While an increase in the sales tax in April will boost revenue, enabling the government to check bond issuance, it is forecast to push the economy into contraction, adding headwinds to Abe’s efforts to drive sustained recovery in the world’s third-biggest economy.
Revenue from bond sales will pay for 43 percent of next year’s budget, down from 46.3 percent this year, according to draft budget documents obtained from a government official.
Debt-servicing costs — including interest payments for outstanding bond issuance — will rise to ￥23.3 trillion from ￥22.2 trillion this year, the documents show.
Japan’s primary balance deficit will improve by ￥5.2 trillion next year, with tax revenue estimated to rise to ￥50 trillion, the finance minister said.
This compares with ￥43 trillion estimated for this year’s initial budget.

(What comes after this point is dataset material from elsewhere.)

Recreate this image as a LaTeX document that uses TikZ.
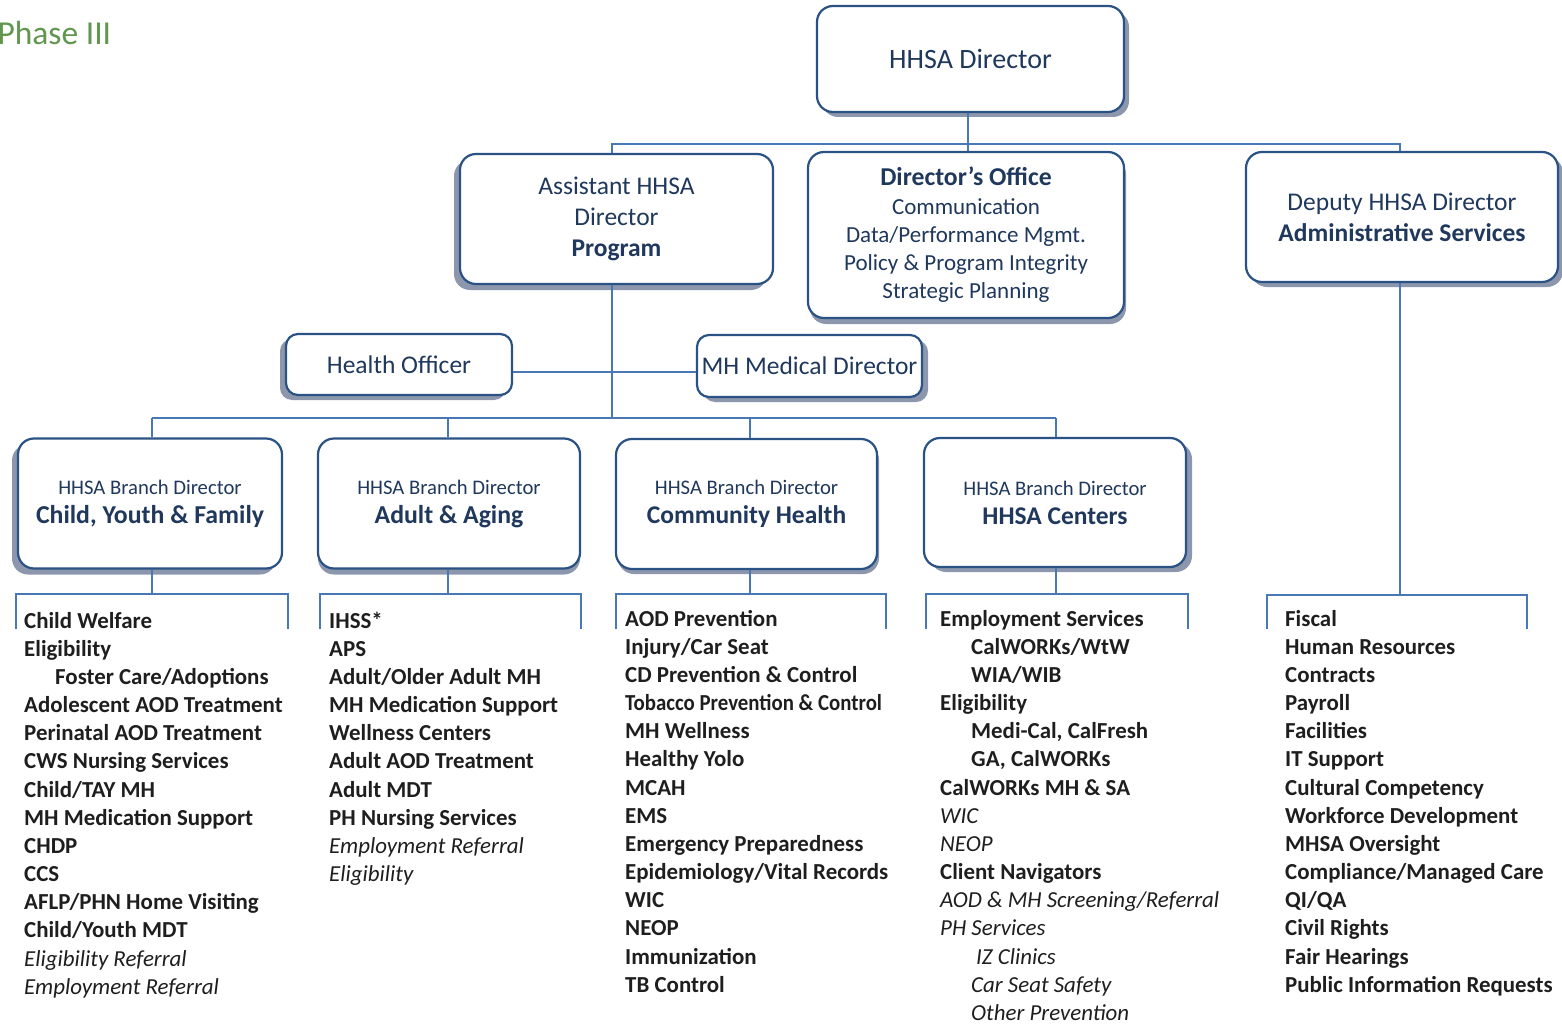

In addition to the sales-levy bump, higher company tax payments as corporate profits rise will also help lift revenue.
The sales tax will be increased to 8 percent from the current 5 percent from April 1, and the government plans to increase it again to 10 percent in 2015.
Social security spending will rise to ￥30.5 trillion next fiscal year, compared with ￥29.1 trillion this year, the draft budget documents show.
The increase comes as the nation’s aging population increases the costs of welfare and pensions.
Spending on public works is to rise by ￥680 billion to ￥5.96 trillion, and the defense budget is to rise by ￥130 billion to ￥4.88 trillion, according to the documents.
Real GDP will grow 1.4 percent in the year starting in April, according to the documents, which show nominal GDP growing 3.3 percent to ￥500.4 trillion.